External beam radiotherapy has been used for patients who are resistant or intolerant to systemic corticosteroid therapy. Radiation dose varying from 1,000 to 3,000 cGy over 10–15 days has been used in the treatment of idiopathic orbital inflammation [7476]. A review of 24 patients showed improvement in 87 % of patients with soft tissue swelling, in 82 % of patients with proptosis, in 78 % of patients with restriction of extraocular motility, and in 75 % of patients with pain [77]. Response to external beam radiotherapy varies depending on the subtype of idiopathic orbital inflammation. The patients with myositis variant respond well to external beam radiotherapy, while patients with sclerosing or granulomatous variant have a poor response, and patients with the vasculitis variant show variable response [51, 68, 78, 79].

The use of steroid-sparing agents including antimetabolites, T-cell inhibitors, and alkylating agents has been reported in patients who are not responsive to steroid treatment, have a chronic progressive course, and require long-term immunosuppression or in combination with steroids as first-line treatment in patients with idiopathic sclerosing inflammation [22, 8082]. Medications that have been used in idiopathic orbital inflammation patients include methotrexate, azathioprine, mycophenolate mofetil, cyclophosphamide, tacrolimus, and cyclosporine [80, 8285]. Among these agents, methotrexate is a commonly used one.
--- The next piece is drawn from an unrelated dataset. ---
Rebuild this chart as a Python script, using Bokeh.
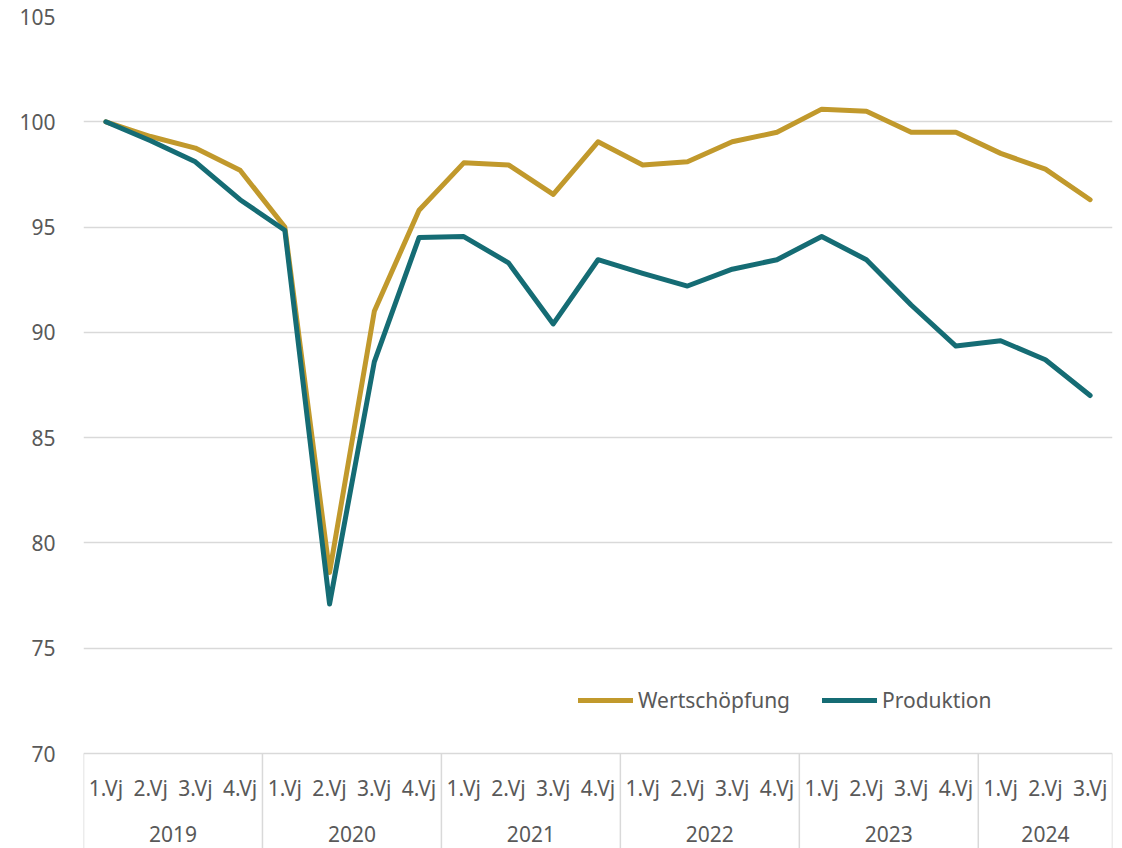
from bokeh.plotting import figure
from bokeh.models import FactorRange, Range1d, FixedTicker, Legend, LegendItem
from bokeh.core.properties import value
from bokeh.embed import file_html
from bokeh.resources import INLINE

years = ["2019", "2020", "2021", "2022", "2023", "2024"]
quarters = ["1.Vj", "2.Vj", "3.Vj", "4.Vj"]
n_last = 3  # quarters available in 2024

factors = [(y, q) for y in years for q in quarters]
factors = factors[: 4 * (len(years) - 1) + n_last]

wertschoepfung = [100.0, 99.3, 98.75, 97.7, 95.0, 78.6, 91.0, 95.8,
                  98.05, 97.95, 96.55, 99.05, 97.95, 98.1, 99.05, 99.5,
                  100.6, 100.5, 99.5, 99.5, 98.5, 97.75, 96.3]
produktion = [100.0, 99.1, 98.1, 96.3, 94.85, 77.1, 88.6, 94.5,
              94.55, 93.3, 90.4, 93.45, 92.8, 92.2, 93.0, 93.45,
              94.55, 93.45, 91.3, 89.35, 89.6, 88.7, 87.0]
y_ticks = [70, 75, 80, 85, 90, 95, 100, 105]

C_W = "#C1992C"
C_P = "#156C74"
GRID = "#D9D9D9"
TXT = "#595959"
FONT = "Noto Sans"

# layout (pixels)
W, H = 1114, 848
TOP, LEFT, RIGHT = 16, 83, 2
AXIS_PX = 95            # space below the y=70 line for the category labels
Y_MIN, Y_MAX = y_ticks[0], y_ticks[-1]
plot_px = H - TOP - AXIS_PX
px_per_unit = plot_px / (Y_MAX - Y_MIN)
y_bottom = Y_MIN - AXIS_PX / px_per_unit
q_label_y = Y_MIN - 34 / px_per_unit
yr_label_y = Y_MIN - 80 / px_per_unit

p = figure(width=W, height=H, output_backend="svg", toolbar_location=None,
           x_range=FactorRange(*factors, group_padding=0, subgroup_padding=0, range_padding=0),
           y_range=Range1d(y_bottom, Y_MAX),
           min_border_left=LEFT, min_border_right=RIGHT, min_border_top=TOP, min_border_bottom=0)
p.outline_line_color = None

# group separators (including outer edges) below the axis line
bounds = [0]
for i in range(1, len(factors)):
    if factors[i][0] != factors[i - 1][0]:
        bounds.append(i)
bounds.append(len(factors))
p.segment(x0=bounds, y0=[Y_MIN] * len(bounds), x1=bounds, y1=[y_bottom] * len(bounds),
          line_color=GRID, line_width=1.5)

# category labels
p.text(x=factors, y=[q_label_y] * len(factors), text=[f[1] for f in factors],
       text_align="center", text_baseline="middle", text_font=value(FONT),
       text_font_size="21px", text_color=TXT)
p.text(x=years, y=[yr_label_y] * len(years), text=years,
       text_align="center", text_baseline="middle", text_font=value(FONT),
       text_font_size="21px", text_color=TXT)

r1 = p.line(factors, wertschoepfung, line_color=C_W, line_width=5,
            line_cap="round", line_join="round")
r2 = p.line(factors, produktion, line_color=C_P, line_width=5,
            line_cap="round", line_join="round")

p.xaxis.visible = False
p.yaxis.ticker = FixedTicker(ticks=y_ticks)
p.yaxis.axis_line_color = None
p.yaxis.major_tick_line_color = None
p.yaxis.minor_tick_line_color = None
p.yaxis.major_label_text_font = FONT
p.yaxis.major_label_text_font_size = "21px"
p.yaxis.major_label_text_color = TXT
p.yaxis.major_label_standoff = 22

p.ygrid.grid_line_color = GRID
p.ygrid.grid_line_width = 1.5
p.ygrid.ticker = FixedTicker(ticks=y_ticks)
p.xgrid.grid_line_color = None

legend = Legend(items=[LegendItem(label="Wertschöpfung", renderers=[r1]),
                       LegendItem(label="Produktion", renderers=[r2])],
                orientation="horizontal", location=(495, 134),
                glyph_width=55, glyph_height=20, spacing=32, padding=0, margin=0,
                label_standoff=5,
                label_text_font=FONT, label_text_font_size="21px", label_text_color=TXT,
                border_line_color=None, background_fill_alpha=0)
p.add_layout(legend, "center")

open("out.html", "w").write(file_html(p, INLINE))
It has been used 15–25 mg/week for the duration of ranging from 4 to 34 weeks. It has been reported that 57–73 % of patients showed reduction of inflammatory activity. In a review of 22 patients who used low dose of 12.5 mg/week systemic corticosteroid therapy, Shah et al. [85] observed that 64 % of patients were able to taper or discontinue corticosteroid therapy and 23 % of patients showed complete remission. Biologic agents like monoclonal antibody against tumor necrosis factor alpha and CD20 receptors have been used in the treatment of idiopathic orbital inflammation. There are case reports that show response to adalimumab, daclizumab, and rituximab therapy. Garrity et al. [38] reported favorable response in all seven patients with chronic and refractory orbital myositis after a dosing schedule of 3–5 mg/kg given at weeks 0, 2, and 6 with treatments every 4–8 weeks afterward.

Surgical debulking is rarely performed, but may have a role in the treatment of sclerosing forms of idiopathic orbital inflammation with significant mass effect, fibrosis, and scarring. Orbital exenteration may be indicated in select cases where diffuse orbital involvement results in vision loss and pain unresponsive to other medical or radiation therapy [4].